We as humans look for a reason for everything, when often the answer is at best elusive or abstract.

So what is the cause then?

Let me ask YOU what the cause is…

Let’s say right now, you could get all the credit you wanted. Would you go out and get a bigger house/mortgage? Would you buy a new car? Would you blast your credit card at the mall on a load of stuff??

Maybe, if you felt reasonably confident of being able to pay it back through job security etc., but, and here’s the kicker, maybe people are just spent out!

Maybe people are tired of living month to month, revolving credit, bills, stress, arguments. Maybe people just want a simpler life.

The government is engaged in a very simple policy now: get people spending again and borrowing more, and FAST. The entire world economy has now been built around people in the street spending like crazy on a load of stuff they don’t really need.

I think we’ve reached saturation point. There’s only so many flat screens you can enjoy.

People tried to leave the party in 2002, but Alan Greenspan (the “maestro”) locked the doors and ignited a housing bubble to keep the celebration going. In 2007/8, people finally got out the front door and made it to their cars, staggering down the driveway.

And now, the new Fed chairman, Ben Bernanke, holds up 2 bottles of vintage Champagne and beckons you back in.

My feeling is he’s throwing a party that people won’t show up for, but you be the judge.

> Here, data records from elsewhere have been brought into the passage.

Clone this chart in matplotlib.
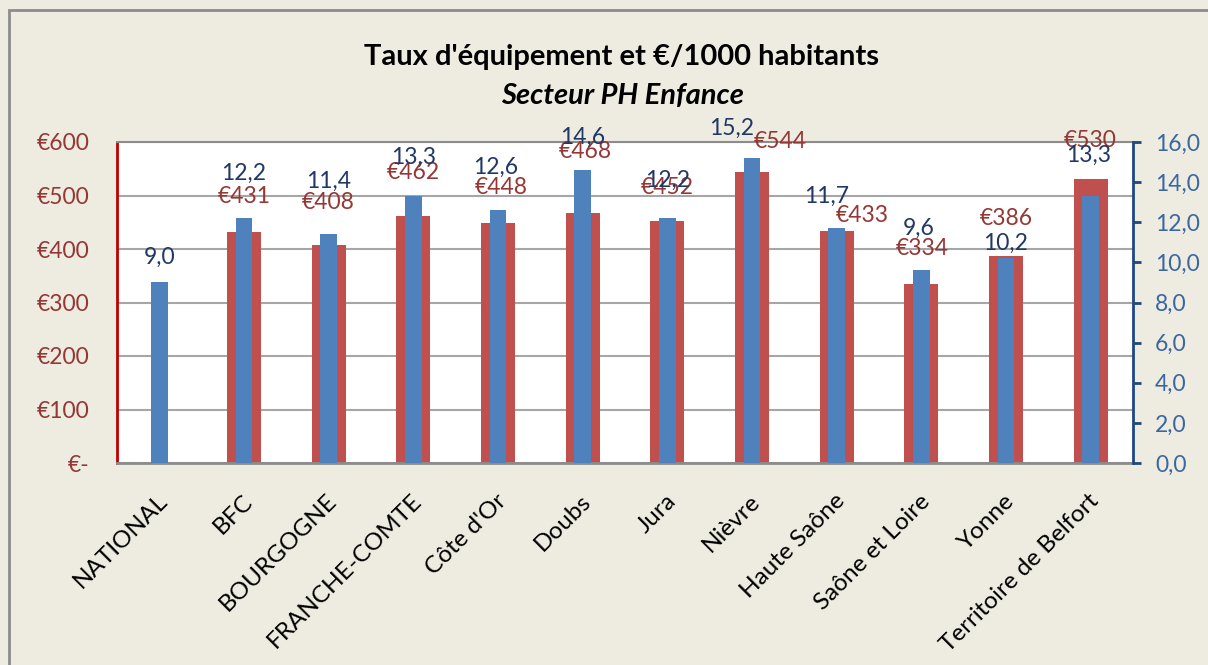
import matplotlib
matplotlib.use('Agg')
from matplotlib import pyplot as plt
from matplotlib.patches import Rectangle
from matplotlib.transforms import ScaledTranslation
import numpy as np

regions = ['NATIONAL', 'BFC', 'BOURGOGNE', 'FRANCHE-COMTE', "Côte d'Or", 'Doubs',
           'Jura', 'Nièvre', 'Haute Saône', 'Saône et Loire', 'Yonne', 'Territoire de Belfort']
euros = [np.nan, 431, 408, 462, 448, 468, 452, 544, 433, 334, 386, 530]
taux = [9.0, 12.2, 11.4, 13.3, 12.6, 14.6, 12.2, 15.2, 11.7, 9.6, 10.2, 13.3]

# label offsets from bar tops (pixels), placed by hand in the original
euro_dx = [0, 0, 0, 0, 3, 3, 0, 28, 26, 1, 0, 0]
euro_dy = [0, 36, 42, 43, 36, 61, 34, 30, 16, 36, 38, 39]
taux_dx = [0, 0, 0, 0, -2, 0, 0, -20, -10, -3, 0, -2]
taux_dy = [25, 45, 53, 39, 43, 33, 38, 30, 32, 42, 15, 41]

plt.rcParams['font.family'] = ['Lato', 'DejaVu Sans']

red = '#C0504D'
blue = '#4F81BD'
red_txt = '#953735'
blue_txt = '#1F3864'
blue_tick = '#3A67A0'
bg = '#EEECE1'

fig = plt.figure(figsize=(12.08, 6.65), dpi=100, facecolor=bg)
fig.patches.append(Rectangle((9 / 1208, -0.1), 1.2, 1 - 10 / 665 + 0.1, transform=fig.transFigure,
                             facecolor='none', edgecolor='#8C8C8C', linewidth=2))

ax = fig.add_axes([117 / 1208, 1 - 463 / 665, (1133 - 117) / 1208, (463 - 142) / 665])
ax2 = ax.twinx()

x = np.arange(len(regions))
ax.bar(x, euros, width=0.4, color=red, zorder=2)
ax2.bar(x, taux, width=0.2, color=blue, zorder=2)

ax.set_xlim(-0.5, len(regions) - 0.5)
ax.set_ylim(0, 600)
ax2.set_ylim(0, 16)

ax.set_yticks(np.arange(0, 601, 100))
ax.set_yticklabels(['€-'] + [f'€{v}' for v in range(100, 601, 100)])
ax2.set_yticks(np.arange(0, 16.1, 2))
ax2.set_yticklabels([f'{v:.1f}'.replace('.', ',') for v in np.arange(0, 16.1, 2)])

ax.yaxis.grid(color='#A6A6A6', linewidth=1.5)
ax.set_axisbelow(True)
ax.tick_params(axis='y', length=0, labelsize=16.5, labelcolor=red_txt, pad=20)
ax2.tick_params(axis='y', length=6, width=2, color='#1F497D', labelsize=16.5,
                labelcolor=blue_tick, pad=10)

ax.set_xticks(x)
ax.set_xticklabels(regions, rotation=45, ha='right', va='center', rotation_mode='anchor', fontsize=17.5)
ax.tick_params(axis='x', length=0, pad=25)
shift = ScaledTranslation(5 / 100, 0, fig.dpi_scale_trans)
for lbl in ax.get_xticklabels():
    lbl.set_transform(lbl.get_transform() + shift)

for s in ['top', 'bottom']:
    ax.spines[s].set_color('#8C8C8C')
    ax2.spines[s].set_visible(False)
ax.spines['top'].set_linewidth(1.5)
ax.spines['bottom'].set_linewidth(2)
ax.spines['left'].set_color('#C00000')
ax.spines['left'].set_linewidth(2)
ax.spines['right'].set_visible(False)
ax2.spines['left'].set_visible(False)
ax2.spines['right'].set_color('#1F497D')
ax2.spines['right'].set_linewidth(2)

for i, v in enumerate(euros):
    if np.isnan(v):
        continue
    ax.annotate(f'€{v}', (x[i], v), xytext=(euro_dx[i], euro_dy[i]), textcoords='offset pixels',
                ha='center', va='center', fontsize=16.5, color=red_txt, zorder=5)
for i, v in enumerate(taux):
    ax2.annotate(f'{v:.1f}'.replace('.', ','), (x[i], v), xytext=(taux_dx[i], taux_dy[i]),
                 textcoords='offset pixels', ha='center', va='center', fontsize=16.5,
                 color=blue_txt, zorder=5)

fig.text(622 / 1208, 1 - 57 / 665, "Taux d'équipement et €/1000 habitants",
         ha='center', va='center', fontsize=21, fontweight='bold')
fig.text(622 / 1208, 1 - 96 / 665, 'Secteur PH Enfance',
         ha='center', va='center', fontsize=21, fontweight='bold', fontstyle='italic')

fig.savefig('out.png', dpi=100, facecolor=bg)
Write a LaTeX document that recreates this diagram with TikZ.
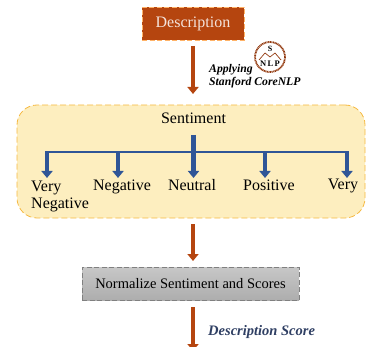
\documentclass[tikz,border=0pt]{standalone}
\usepackage{fontspec}
\setmainfont{Liberation Serif}
\usepackage[dvipsnames]{xcolor}
\usetikzlibrary{arrows.meta}
\definecolor{rust}{HTML}{B5450F}
\definecolor{sandfill}{HTML}{FDEEBF}
\definecolor{sandline}{HTML}{F5B942}
\definecolor{barblue}{HTML}{2F5597}
\definecolor{scoreblue}{HTML}{2F3F63}
\begin{document}
\begin{tikzpicture}[x=1pt,y=-1pt,
   descbox/.style={rectangle,draw=orange!60,dash pattern=on 5pt off 2.5pt,fill=rust,text=white!85!rust,minimum width=102pt,minimum height=33pt,font=\fontsize{16}{16}\selectfont},
   sentbox/.style={rectangle,draw=sandline,dash pattern=on 6pt off 3pt,thick,fill=sandfill,rounded corners=20pt,minimum width=348pt,minimum height=113pt},
   normbox/.style={rectangle,draw=gray,dash pattern=on 5pt off 2.5pt,top color=black!22,bottom color=black!32,minimum width=217pt,minimum height=33pt,font=\fontsize{14.5}{14.5}\selectfont},
   lbl/.style={font=\fontsize{16}{16}\selectfont,inner sep=0pt,anchor=base},
   note/.style={font=\fontsize{11.7}{12.5}\selectfont\bfseries\itshape,align=left,inner sep=0pt},
   flow/.style={rust,line width=4.5pt,-{Triangle[length=7pt,width=11pt]}},
   drop/.style={barblue,line width=4.5pt,-{Triangle[length=7pt,width=11pt]}}]
\useasboundingbox (0,0) rectangle (366,347);
\node[descbox] (descr) at (193,23.5) {\raisebox{-1.5pt}{Description}};
\node[sentbox] (senti) at (191,161.5) {};
\node[normbox] (norm) at (190.5,283.5) {Normalize Sentiment and Scores};
\coordinate (flowend) at (193,351);
\draw[flow] (193,46) -- (193,94);
\draw[flow] (193,224) -- (193,261);
\draw[flow] (193,307) -- (flowend);
% logo
\draw[rust!80!black,line width=1.8pt,dash pattern=on 1pt off 0.6pt] (270,57) circle (15);
\node[font=\fontsize{8}{8}\selectfont\bfseries,inner sep=0pt] (logos) at (270,49) {S};
\node[font=\fontsize{8.5}{8.5}\selectfont\bfseries,inner sep=0pt] (logon) at (270,64) {N\,L\,P};
\draw[rust!80!black,line width=0.7pt] (259,60) -- (265,53) -- (270,57) -- (275,53) -- (281,60);
\node[note,anchor=north west] (apply) at (209,64.5) {Applying\\Stanford CoreNLP};
\node[note,anchor=base west,text=scoreblue,font=\fontsize{14.5}{14.5}\selectfont\bfseries\itshape] (score) at (208,335) {Description Score};
% tree
\node[lbl] (title) at (193.5,124) {Sentiment};
\coordinate (hub) at (193.5,152);
\draw[barblue,line width=4.5pt] (193.5,135) -- (hub);
\draw[barblue,line width=2pt] (45,152) -- (349,152);
\foreach \x in {47,118,193.5,265,347} {
   \draw[drop] (\x,152) -- (\x,178);
}
\node[lbl,anchor=base west] (vneg1) at (31,191.5) {Very};
\node[lbl,anchor=base west] (vneg2) at (31,208.5) {Negative};
\node[lbl] (neg) at (122,190) {Negative};
\node[lbl] (neu) at (192,190) {Neutral};
\node[lbl] (pos) at (269,190) {Positive};
\node[lbl] (vpos) at (343,189.5) {Very};
\end{tikzpicture}
\end{document}
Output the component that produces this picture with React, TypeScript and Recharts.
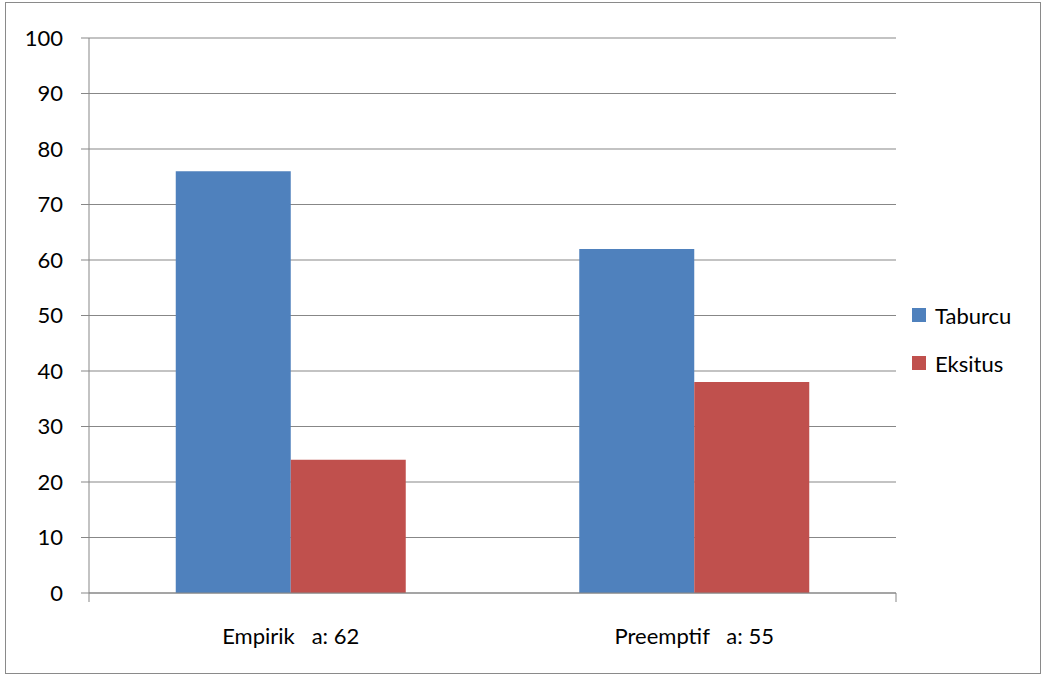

This will drive Bernanke insane. He will keep throwing money at this problem and it will go nowhere except the destruction of the currency. Like the crazed Ahab in “Moby Dick”, in an all-out attempt to crush his nemesis (deflation), he will destroy himself and take the dollar with him.

The United Nations have just proposed the US dollar be stripped of its reserve currency status.

This last week, Bernanke brought out the big guns and printed money to buy government bonds. They call it “quantitative easing”. I call it a ponzi scheme.

Which paper currency should rise most against the dollar? In my opinion, Norway’s. It effectively has an “oil standard”. It rose 7% last week alone against the dollar.

Of course, all this is not lost on gold. Gold is now eagerly eyeing the $1,000 mark again and probably the most successful fund manager – Paulson- just bought a huge stake in a major gold mine.

Meanwhile, enjoy the rally. If it proceeds as I hope and expect, banking and commodity stocks should lead the way.